#### [WHAT THIS TASK INVOLVES]
Output the material exactly, but drop every image it holds.

· · · ·

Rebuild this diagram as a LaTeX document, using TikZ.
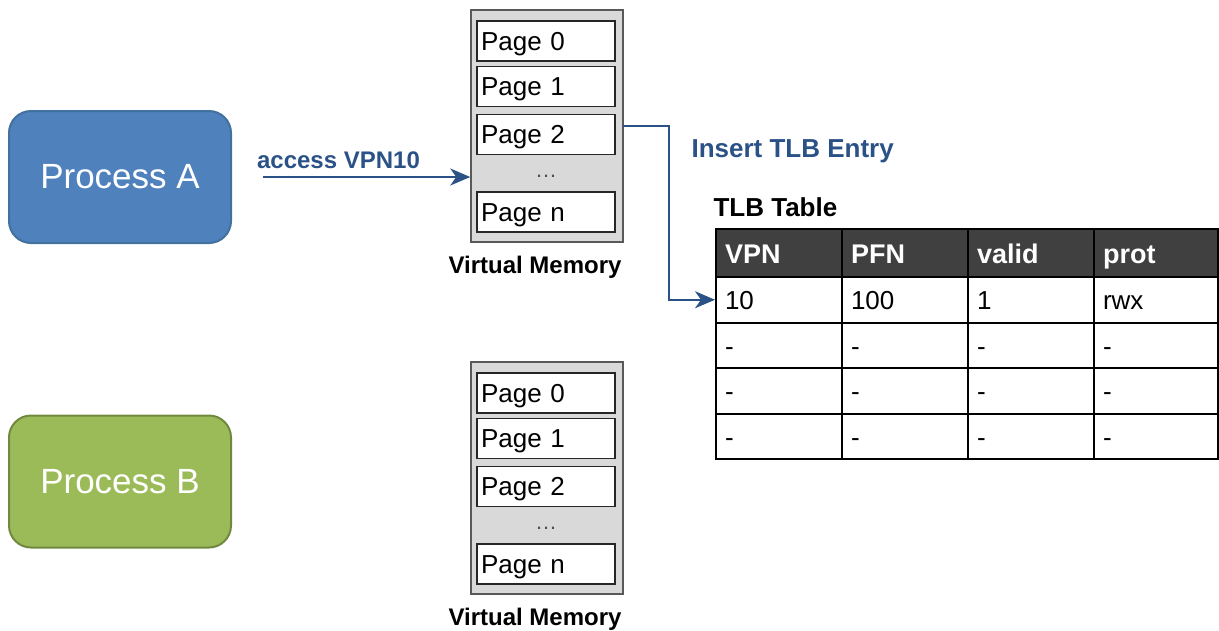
\documentclass[tikz,border=0pt]{standalone}
\usepackage{fontspec}
\setmainfont{Liberation Sans}
\usetikzlibrary{arrows.meta,calc}
\definecolor{procA}{HTML}{4F81BD}
\definecolor{procAline}{HTML}{41719C}
\definecolor{procB}{HTML}{9BBB59}
\definecolor{procBline}{HTML}{71893F}
\definecolor{lblue}{HTML}{2B5286}
\definecolor{vmfill}{HTML}{D9D9D9}
\definecolor{vmline}{HTML}{595959}
\definecolor{hdr}{HTML}{404040}
\begin{document}
\begin{tikzpicture}[x=1pt,y=-1pt,
  proc/.style={rounded corners=22pt, line width=2pt, minimum width=222pt, minimum height=132pt, inner sep=0pt, text=white, font=\fontsize{35}{40}\selectfont},
  vmbox/.style={draw=vmline, fill=vmfill, line width=1.5pt, minimum width=152pt, minimum height=232pt, inner sep=0pt},
  pagebox/.style={draw=black!85, fill=white, line width=1.5pt, minimum height=40pt, text width=130pt, inner xsep=4pt, inner ysep=0pt, text height=22pt, text depth=4pt, align=left, font=\fontsize{26}{30}\selectfont},
  dots/.style={text=black!70, inner sep=0pt, font=\fontsize{22}{24}\selectfont},
  vmlabel/.style={anchor=base, font=\bfseries\fontsize{24}{28}\selectfont},
  bluelabel/.style={text=lblue, font=\bfseries\fontsize{26}{30}\selectfont},
  cell/.style={draw=black, line width=2pt, inner xsep=9pt, inner ysep=0pt, text height=24pt, text depth=4pt, align=left, fill=white, font=\fontsize{26}{30}\selectfont},
  hdrcell/.style={cell, fill=hdr, text=white, font=\bfseries\fontsize{27}{30}\selectfont},
  conn/.style={draw=lblue, line width=1.6pt, -{Stealth[length=20pt,width=17pt,inset=6pt]}},
]
\useasboundingbox (0,0) rectangle (1219,630);

% processes
\node[proc, fill=procA, draw=procAline] (pa) at (120,177) {Process A};
\node[proc, fill=procB, draw=procBline] (pb) at (120,481.5) {Process B};

% virtual memory A
\node[vmbox] (vmA) at (547,126) {};
\node[pagebox] (a0) at (546,41) {Page 0};
\node[pagebox] (a1) at (546,86.5) {Page 1};
\node[pagebox] (a2) at (546,134.5) {Page 2};
\node[dots] (ad) at (546,176) {\ldots};
\node[pagebox] (an) at (546,212) {Page n};
\node[vmlabel] (vmAl) at (535,273) {Virtual Memory};

% virtual memory B
\node[vmbox] (vmB) at (547,478) {};
\node[pagebox] (b0) at (546,393) {Page 0};
\node[pagebox] (b1) at (546,438.5) {Page 1};
\node[pagebox] (b2) at (546,486.5) {Page 2};
\node[dots] (bd) at (546,528) {\ldots};
\node[pagebox] (bn) at (546,564) {Page n};
\node[vmlabel] (vmBl) at (535,625) {Virtual Memory};

% labels
\node[bluelabel, anchor=base, font=\bfseries\fontsize{24}{28}\selectfont] (acc) at (338.5,168) {access VPN10};
\node[bluelabel, anchor=base west] (ins) at (688,157) {Insert TLB Entry};
\node[anchor=base west, font=\bfseries\fontsize{26}{30}\selectfont] (tlbl) at (710,216) {TLB Table};

% table
\foreach \c/\x/\tw/\t in {1/779/108/VPN, 2/905/108/PFN, 3/1031/108/valid, 4/1156/106/prot}
  \node[hdrcell, text width=\tw pt, minimum height=48pt] (t-0-\c) at (\x,253) {\t};
\foreach \c/\x/\tw/\t in {1/779/108/10, 2/905/108/100, 3/1031/108/1, 4/1156/106/rwx}
  \node[cell, text width=\tw pt, minimum height=45.5pt] (t-1-\c) at (\x,299.75) {\t};
\foreach \r/\y in {2/345.25, 3/390.75, 4/436.25}
  \foreach \c/\x/\tw in {1/779/108, 2/905/108, 3/1031/108, 4/1156/106}
    \node[cell, text width=\tw pt, minimum height=45.5pt] (t-\r-\c) at (\x,\y) {-};

% connectors
\coordinate (accs) at (263,177);
\draw[conn] (accs) -- (accs -| vmA.west);
\coordinate (inss) at (623,126);
\draw[conn] (inss) -- ++(46,0) |- (t-1-1.west);
\end{tikzpicture}
\end{document}
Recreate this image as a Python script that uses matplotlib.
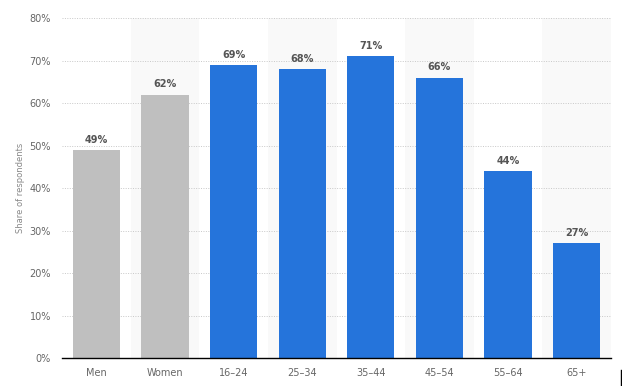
import numpy as np
import matplotlib.pyplot as plt
from matplotlib.lines import Line2D

categories = ['Men', 'Women', '16-24', '25-34', '35-44', '45-54', '55-64', '65+']
values = [49, 62, 69, 68, 71, 66, 44, 27]
bar_colors = ['#bfbfbf', '#bfbfbf'] + ['#2574db'] * 6
y_ticks = [0, 10, 20, 30, 40, 50, 60, 70, 80]

fig = plt.figure(figsize=(6.22, 3.86), dpi=100)
ax = fig.add_axes([0.0997, 0.0725, 0.8826, 0.8808])

x = np.arange(len(categories))

# alternating background bands
for i in x[1::2]:
    ax.axvspan(i - 0.5, i + 0.5, color='#f9f9f9', zorder=0, lw=0)

ax.set_ylim(0, 80)
ax.set_xlim(-0.5, len(categories) - 0.5)
ax.set_yticks(y_ticks)
ax.set_yticklabels([f'{t}%' for t in y_ticks])
ax.yaxis.grid(True, linestyle=(0, (1, 1.5)), color='#c8c8c8', linewidth=0.7, zorder=1)
ax.set_axisbelow(True)

bars = ax.bar(x, values, width=0.69, color=bar_colors, zorder=2)
for b, v in zip(bars, values):
    ax.text(b.get_x() + b.get_width() / 2, v + 1.2, f'{v}%', ha='center', va='bottom',
            fontsize=7, color='#555555', fontweight='bold')

ax.set_xticks(x)
ax.set_xticklabels([c.replace('-', '–') for c in categories])
ax.tick_params(axis='both', length=0, labelsize=7, colors='#666666')
ax.tick_params(axis='x', pad=7)
ax.tick_params(axis='y', pad=8)

for s in ['top', 'right', 'left']:
    ax.spines[s].set_visible(False)
ax.spines['bottom'].set_color('#000000')
ax.spines['bottom'].set_linewidth(1.0)

ax.set_ylabel('Share of respondents', fontsize=6, color='#888888')
ax.yaxis.set_label_coords(-0.068, 0.5)

fig.add_artist(Line2D([621 / 622, 621 / 622], [0, 16 / 386], color='black', lw=1))

fig.savefig('out.png', dpi=100, facecolor='white')
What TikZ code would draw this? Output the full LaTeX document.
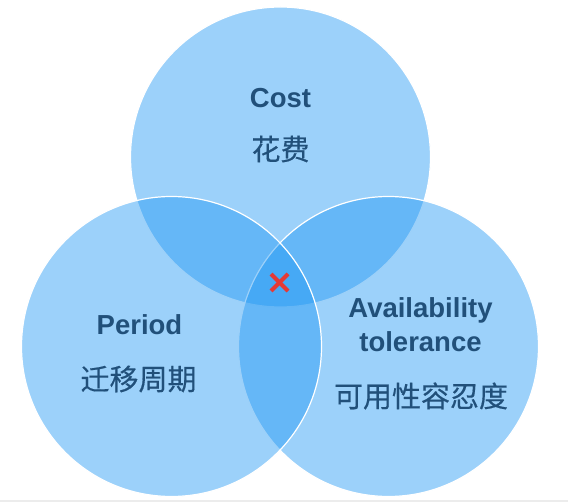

· · · ·

#### [SOLUTION FOR THIS TASK]
Rebuild this diagram as a LaTeX document, using TikZ.
\documentclass[tikz,border=0pt]{standalone}
\usepackage{fontspec}
\setmainfont{Liberation Sans}
\usetikzlibrary{arrows.meta,calc}
\definecolor{procA}{HTML}{4F81BD}
\definecolor{procAline}{HTML}{41719C}
\definecolor{procB}{HTML}{9BBB59}
\definecolor{procBline}{HTML}{71893F}
\definecolor{lblue}{HTML}{2B5286}
\definecolor{vmfill}{HTML}{D9D9D9}
\definecolor{vmline}{HTML}{595959}
\definecolor{hdr}{HTML}{404040}
\begin{document}
\begin{tikzpicture}[x=1pt,y=-1pt,
  proc/.style={rounded corners=22pt, line width=2pt, minimum width=222pt, minimum height=132pt, inner sep=0pt, text=white, font=\fontsize{35}{40}\selectfont},
  vmbox/.style={draw=vmline, fill=vmfill, line width=1.5pt, minimum width=152pt, minimum height=232pt, inner sep=0pt},
  pagebox/.style={draw=black!85, fill=white, line width=1.5pt, minimum height=40pt, text width=130pt, inner xsep=4pt, inner ysep=0pt, text height=22pt, text depth=4pt, align=left, font=\fontsize{26}{30}\selectfont},
  dots/.style={text=black!70, inner sep=0pt, font=\fontsize{22}{24}\selectfont},
  vmlabel/.style={anchor=base, font=\bfseries\fontsize{24}{28}\selectfont},
  bluelabel/.style={text=lblue, font=\bfseries\fontsize{26}{30}\selectfont},
  cell/.style={draw=black, line width=2pt, inner xsep=9pt, inner ysep=0pt, text height=24pt, text depth=4pt, align=left, fill=white, font=\fontsize{26}{30}\selectfont},
  hdrcell/.style={cell, fill=hdr, text=white, font=\bfseries\fontsize{27}{30}\selectfont},
  conn/.style={draw=lblue, line width=1.6pt, -{Stealth[length=20pt,width=17pt,inset=6pt]}},
]
\useasboundingbox (0,0) rectangle (1219,630);

% processes
\node[proc, fill=procA, draw=procAline] (pa) at (120,177) {Process A};
\node[proc, fill=procB, draw=procBline] (pb) at (120,481.5) {Process B};

% virtual memory A
\node[vmbox] (vmA) at (547,126) {};
\node[pagebox] (a0) at (546,41) {Page 0};
\node[pagebox] (a1) at (546,86.5) {Page 1};
\node[pagebox] (a2) at (546,134.5) {Page 2};
\node[dots] (ad) at (546,176) {\ldots};
\node[pagebox] (an) at (546,212) {Page n};
\node[vmlabel] (vmAl) at (535,273) {Virtual Memory};

% virtual memory B
\node[vmbox] (vmB) at (547,478) {};
\node[pagebox] (b0) at (546,393) {Page 0};
\node[pagebox] (b1) at (546,438.5) {Page 1};
\node[pagebox] (b2) at (546,486.5) {Page 2};
\node[dots] (bd) at (546,528) {\ldots};
\node[pagebox] (bn) at (546,564) {Page n};
\node[vmlabel] (vmBl) at (535,625) {Virtual Memory};

% labels
\node[bluelabel, anchor=base, font=\bfseries\fontsize{24}{28}\selectfont] (acc) at (338.5,168) {access VPN10};
\node[bluelabel, anchor=base west] (ins) at (688,157) {Insert TLB Entry};
\node[anchor=base west, font=\bfseries\fontsize{26}{30}\selectfont] (tlbl) at (710,216) {TLB Table};

% table
\foreach \c/\x/\tw/\t in {1/779/108/VPN, 2/905/108/PFN, 3/1031/108/valid, 4/1156/106/prot}
  \node[hdrcell, text width=\tw pt, minimum height=48pt] (t-0-\c) at (\x,253) {\t};
\foreach \c/\x/\tw/\t in {1/779/108/10, 2/905/108/100, 3/1031/108/1, 4/1156/106/rwx}
  \node[cell, text width=\tw pt, minimum height=45.5pt] (t-1-\c) at (\x,299.75) {\t};
\foreach \r/\y in {2/345.25, 3/390.75, 4/436.25}
  \foreach \c/\x/\tw in {1/779/108, 2/905/108, 3/1031/108, 4/1156/106}
    \node[cell, text width=\tw pt, minimum height=45.5pt] (t-\r-\c) at (\x,\y) {-};

% connectors
\coordinate (accs) at (263,177);
\draw[conn] (accs) -- (accs -| vmA.west);
\coordinate (inss) at (623,126);
\draw[conn] (inss) -- ++(46,0) |- (t-1-1.west);
\end{tikzpicture}
\end{document}
Recreate this image as a Python script that uses matplotlib.
import numpy as np
import matplotlib.pyplot as plt
from matplotlib.lines import Line2D

categories = ['Men', 'Women', '16-24', '25-34', '35-44', '45-54', '55-64', '65+']
values = [49, 62, 69, 68, 71, 66, 44, 27]
bar_colors = ['#bfbfbf', '#bfbfbf'] + ['#2574db'] * 6
y_ticks = [0, 10, 20, 30, 40, 50, 60, 70, 80]

fig = plt.figure(figsize=(6.22, 3.86), dpi=100)
ax = fig.add_axes([0.0997, 0.0725, 0.8826, 0.8808])

x = np.arange(len(categories))

# alternating background bands
for i in x[1::2]:
    ax.axvspan(i - 0.5, i + 0.5, color='#f9f9f9', zorder=0, lw=0)

ax.set_ylim(0, 80)
ax.set_xlim(-0.5, len(categories) - 0.5)
ax.set_yticks(y_ticks)
ax.set_yticklabels([f'{t}%' for t in y_ticks])
ax.yaxis.grid(True, linestyle=(0, (1, 1.5)), color='#c8c8c8', linewidth=0.7, zorder=1)
ax.set_axisbelow(True)

bars = ax.bar(x, values, width=0.69, color=bar_colors, zorder=2)
for b, v in zip(bars, values):
    ax.text(b.get_x() + b.get_width() / 2, v + 1.2, f'{v}%', ha='center', va='bottom',
            fontsize=7, color='#555555', fontweight='bold')

ax.set_xticks(x)
ax.set_xticklabels([c.replace('-', '–') for c in categories])
ax.tick_params(axis='both', length=0, labelsize=7, colors='#666666')
ax.tick_params(axis='x', pad=7)
ax.tick_params(axis='y', pad=8)

for s in ['top', 'right', 'left']:
    ax.spines[s].set_visible(False)
ax.spines['bottom'].set_color('#000000')
ax.spines['bottom'].set_linewidth(1.0)

ax.set_ylabel('Share of respondents', fontsize=6, color='#888888')
ax.yaxis.set_label_coords(-0.068, 0.5)

fig.add_artist(Line2D([621 / 622, 621 / 622], [0, 16 / 386], color='black', lw=1))

fig.savefig('out.png', dpi=100, facecolor='white')
What TikZ code would draw this? Output the full LaTeX document.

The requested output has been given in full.